- Born: 14 October 1770 Chorão, Goa, Portuguese India
- Died: 15 March 1848 (aged 77) Bombay, Bombay Presidency, British India
- Occupation: Businessman

= Rogério de Faria =

Portuguese-Brazilian businessman (1770–1848)

Sir Rogério de Faria (14 October 1770 — 15 March 1848) was a Portuguese-Brazilian businessman.

==Early life==
Sir Rogério de Faria, also known as Sir Roger Faria, was a native of Chorão Island, son of Joao de Faria and Ana Maria D'Albuquerque e de Faria. The family migrated to Bombay, British India after epidemics in Chorão Island in 1775. A Goan Catholic in international business, he was a pioneer in the opium trade in China, long before the British thought of entering this branch of commerce.

==Consul of Brazil in Bombay==
De Faria was known in Bombay and internationally as a "prince merchant". A resident of Bombay, where he was Consul of Brazil, de Faria did business in Bengal, Bombay and Macau. He was a big supporter of fellow Goan mayor Bernardo Peres da Silva, who had been appointed governor of Goa by the liberal government of Dom Pedro IV of Portugal, but rejected by the military stationed in Goa. This was unacceptable to Sir Roger Faria because Da Silva was the first native born Portuguese Governor. Sir Roger Faria staked his fortune unsuccessfully on a naval expedition thwarted by heavy monsoons to restore Bernardo Peres da Silva to the post of Portuguese Governor of India.

==Biographies==
According to historian Teotonio de Souza, he accessed part of de Faria's business correspondence dating back to 1789–1830, involving dealings with the Mhamai Kamat House in Portuguese Goa. De Souza suggests that the pre-1818 papers offer "much interesting information" that could help correct and supplement "whatever we know about Rogerio de Faria from a few contemporary published sources and from a few late and sketchy biographies."

Abbé Cottineau's Journal describes Sir Rogerio Faria's house as "commanding a most lovely view of the sea, the ramparts, the suburbs, the city, the Colaba island, and the West coast as far as the so-called Malabar Point. cited by Souza ).

De Souza says that Faria made his fortune in "opium-peddling", and writes: "We are not able to fully collaborate the statement, but we are told by the otherwise critical Indo-Portuguese administrator-historian, J.H. da Cunha-Rivara, that Sir Jamsetjee Jeejeebhoy, the most glamorous Parsee figures of the mid-nineteenth century in the annals of Bombay, started his prosperous career as a simple clerk in the firm of Rogerio de Faria. Reporting the death of Sir Roger's daughter, Miss Margaret de Faria, the Bombay Gazette of 7 October 1889 added that Sir Jamsetjee had made his first voyage to China in a ship belonging to Sir Roger de Faria."

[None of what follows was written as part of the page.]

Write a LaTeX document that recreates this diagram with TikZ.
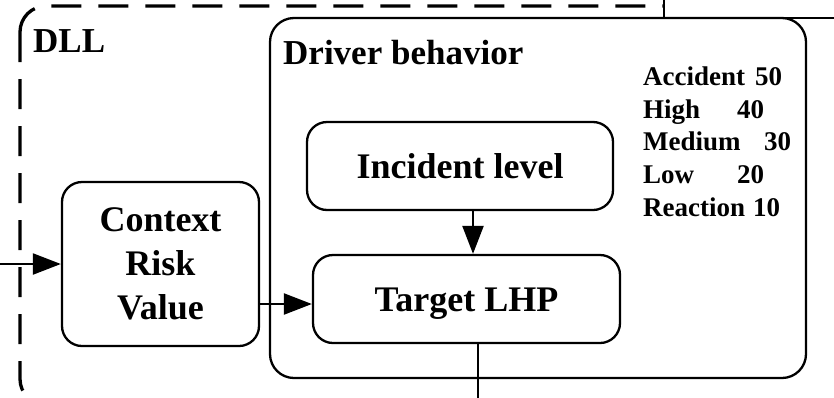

Faria faced prohibitive financial losses, after the naval expedition he backed to restore Bernardo Peres da Silva, the first native-born Portuguese Governor, failed owing to an inclement and ruinous monsoon. His only son died of tetanus after an accidental fall, a couple of years before him in 1848. The Goan journalist-editor A.M. da Cunha wrote a 30-page booklet which Souza says "gives more details about the numerous progeny of Sir Roger than about him."

He lived out the rest of his life on a pension granted to him by his friend Sir Jamsetjee Jejeebhoy.

==Legacy==
Naresh Fernandes writes in Bombaywallah.org: "Gloria Church in Byculla, Bombay, now known as Mumbai, contains a memorial stone to an almost-forgotten Bombay character: the Goan opium trader Sir Roger de Faria." His children married into other prominent Luso-Indian aristocratic families and his descendants continue to play prominent roles in Mumbai's politics and entertainment industry.